IQ is only weakly correlated to rationality. A much better thing to do is to ask Christians why they believe. If you know the reasons a Christian believes, then the evidential weight of their reasoning will replace the evidential weight that comes from the fact that they believe.

The causal flow looks like this:

Reality --> Reason to believe -> Person believes

By d-separation, once you know a person's reasons for believing, the fact that they believe is no longer useful information to you.

In the interests of disclosure, I am an ex-Christian who spent a year learning Arabic because I believed that God was calling me to be a missionary to Muslims. When I learned Bayes theorem, I attempted to use it to construct an argument that Jesus being divine was more probable than him being ordinary. Needless to say, I didn't get very far before I realized I was falling into the base rate fallacy, and this is what ultimately led to my de-conversion.
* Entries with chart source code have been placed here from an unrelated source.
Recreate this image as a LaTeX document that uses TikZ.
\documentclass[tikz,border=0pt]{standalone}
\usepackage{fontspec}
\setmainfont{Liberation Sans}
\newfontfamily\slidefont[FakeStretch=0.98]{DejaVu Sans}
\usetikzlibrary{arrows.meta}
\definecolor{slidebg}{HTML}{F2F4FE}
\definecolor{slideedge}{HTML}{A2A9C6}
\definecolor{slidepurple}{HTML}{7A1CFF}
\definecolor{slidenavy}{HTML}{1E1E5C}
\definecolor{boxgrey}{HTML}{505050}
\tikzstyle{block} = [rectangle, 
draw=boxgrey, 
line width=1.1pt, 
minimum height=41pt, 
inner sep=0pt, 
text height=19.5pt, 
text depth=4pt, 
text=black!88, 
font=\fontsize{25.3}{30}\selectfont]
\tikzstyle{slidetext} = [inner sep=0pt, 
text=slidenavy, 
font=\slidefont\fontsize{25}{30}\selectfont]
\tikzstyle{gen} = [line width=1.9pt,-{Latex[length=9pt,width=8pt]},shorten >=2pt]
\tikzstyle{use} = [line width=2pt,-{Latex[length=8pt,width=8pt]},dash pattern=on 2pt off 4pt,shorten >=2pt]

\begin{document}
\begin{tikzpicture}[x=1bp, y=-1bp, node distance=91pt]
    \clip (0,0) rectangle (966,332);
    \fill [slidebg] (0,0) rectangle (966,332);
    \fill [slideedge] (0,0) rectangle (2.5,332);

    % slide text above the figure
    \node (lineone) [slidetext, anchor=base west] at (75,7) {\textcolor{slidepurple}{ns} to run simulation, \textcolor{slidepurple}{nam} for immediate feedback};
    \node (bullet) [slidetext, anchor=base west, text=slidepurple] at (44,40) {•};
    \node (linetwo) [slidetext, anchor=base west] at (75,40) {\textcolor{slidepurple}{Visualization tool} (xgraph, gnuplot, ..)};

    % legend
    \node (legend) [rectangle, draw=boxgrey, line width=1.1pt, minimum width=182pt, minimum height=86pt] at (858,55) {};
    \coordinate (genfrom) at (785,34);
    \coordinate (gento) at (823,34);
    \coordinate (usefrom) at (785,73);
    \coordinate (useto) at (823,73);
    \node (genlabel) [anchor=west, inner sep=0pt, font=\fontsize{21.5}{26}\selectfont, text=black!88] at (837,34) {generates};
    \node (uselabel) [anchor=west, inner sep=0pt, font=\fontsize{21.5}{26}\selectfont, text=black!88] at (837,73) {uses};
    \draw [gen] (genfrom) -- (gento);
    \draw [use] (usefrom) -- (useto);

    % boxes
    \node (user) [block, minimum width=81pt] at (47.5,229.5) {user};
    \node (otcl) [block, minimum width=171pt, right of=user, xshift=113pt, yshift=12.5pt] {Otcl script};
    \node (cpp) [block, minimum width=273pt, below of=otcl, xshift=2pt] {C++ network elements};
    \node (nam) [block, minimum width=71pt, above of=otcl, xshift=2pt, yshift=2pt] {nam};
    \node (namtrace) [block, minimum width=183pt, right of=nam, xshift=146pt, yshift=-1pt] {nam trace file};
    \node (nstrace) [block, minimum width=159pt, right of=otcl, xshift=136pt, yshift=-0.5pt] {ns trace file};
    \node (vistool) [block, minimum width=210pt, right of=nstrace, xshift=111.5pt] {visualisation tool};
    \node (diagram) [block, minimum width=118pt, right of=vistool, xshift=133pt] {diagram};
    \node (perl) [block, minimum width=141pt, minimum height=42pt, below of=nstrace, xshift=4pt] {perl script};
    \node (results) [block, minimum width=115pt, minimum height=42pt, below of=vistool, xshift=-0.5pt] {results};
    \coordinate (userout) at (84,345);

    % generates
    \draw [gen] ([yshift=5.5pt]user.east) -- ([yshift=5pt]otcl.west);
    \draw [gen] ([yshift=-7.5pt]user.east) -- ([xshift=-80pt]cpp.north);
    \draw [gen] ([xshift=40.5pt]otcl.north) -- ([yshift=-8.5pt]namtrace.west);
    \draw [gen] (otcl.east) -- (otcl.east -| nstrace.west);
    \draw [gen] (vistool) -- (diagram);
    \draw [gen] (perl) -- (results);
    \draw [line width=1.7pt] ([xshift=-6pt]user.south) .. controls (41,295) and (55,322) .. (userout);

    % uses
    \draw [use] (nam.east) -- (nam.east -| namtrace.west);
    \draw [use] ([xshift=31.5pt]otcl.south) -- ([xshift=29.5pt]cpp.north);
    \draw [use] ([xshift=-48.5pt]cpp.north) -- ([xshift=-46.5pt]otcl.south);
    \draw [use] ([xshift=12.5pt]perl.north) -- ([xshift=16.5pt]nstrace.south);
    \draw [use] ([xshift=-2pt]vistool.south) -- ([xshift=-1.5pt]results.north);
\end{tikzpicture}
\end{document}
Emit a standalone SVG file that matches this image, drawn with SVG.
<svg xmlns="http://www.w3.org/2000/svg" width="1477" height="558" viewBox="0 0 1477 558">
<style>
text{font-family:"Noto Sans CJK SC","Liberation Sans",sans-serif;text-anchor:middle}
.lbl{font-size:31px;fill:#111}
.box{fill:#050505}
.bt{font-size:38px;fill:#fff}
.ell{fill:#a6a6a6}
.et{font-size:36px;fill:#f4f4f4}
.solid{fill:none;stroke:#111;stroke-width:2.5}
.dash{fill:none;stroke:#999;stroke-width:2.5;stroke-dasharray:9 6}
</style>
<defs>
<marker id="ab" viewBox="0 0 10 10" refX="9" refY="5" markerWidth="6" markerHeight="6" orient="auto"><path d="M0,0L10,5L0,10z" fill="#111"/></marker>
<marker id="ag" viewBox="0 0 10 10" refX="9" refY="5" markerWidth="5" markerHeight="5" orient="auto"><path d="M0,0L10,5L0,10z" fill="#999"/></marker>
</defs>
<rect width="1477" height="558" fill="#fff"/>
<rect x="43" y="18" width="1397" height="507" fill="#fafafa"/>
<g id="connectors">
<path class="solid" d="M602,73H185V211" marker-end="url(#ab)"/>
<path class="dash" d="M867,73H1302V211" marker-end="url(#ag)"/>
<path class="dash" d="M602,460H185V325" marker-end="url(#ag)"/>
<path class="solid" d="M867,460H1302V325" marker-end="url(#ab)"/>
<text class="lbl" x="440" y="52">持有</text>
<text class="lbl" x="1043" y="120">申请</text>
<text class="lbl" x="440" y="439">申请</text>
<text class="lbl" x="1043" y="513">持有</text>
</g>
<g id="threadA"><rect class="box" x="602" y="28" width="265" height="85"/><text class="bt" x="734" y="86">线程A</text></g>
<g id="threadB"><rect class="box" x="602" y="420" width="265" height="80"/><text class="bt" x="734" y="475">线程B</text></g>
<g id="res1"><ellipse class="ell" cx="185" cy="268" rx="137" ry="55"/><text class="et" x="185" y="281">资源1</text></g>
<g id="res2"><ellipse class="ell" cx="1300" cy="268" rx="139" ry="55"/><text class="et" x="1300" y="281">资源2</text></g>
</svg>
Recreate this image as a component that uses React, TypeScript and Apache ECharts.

Some simple Fermi estimates:

The United States with it’s current population of 300 million has around 5,000 cults. The entire world had a population around 300 million during Jesus’s time, so we can guess that they also had about 5,000 religions. Only ten of them became major world religions (let's say). So the probability of a false religion becoming a major world religion is about 1 in 500. The probability of a true religion becoming a major world religion is near 100%. So the evidential weight of Christianity's large following is about 499 to 1.

If the probability of a randomly selected human rising from the dead is less than 1 out of 500 (and I had to admit that it was substantially less, even when I was a believer), then these two considerations suggest it more likely that Jesus did not rise from the dead.

There's lots of other evidence that could be taken into account. But as a non-believer I don't hesitate to admit that Christianity's popularity counts as positive evidence; I just think the negative evidence adds up to more than the positive evidence.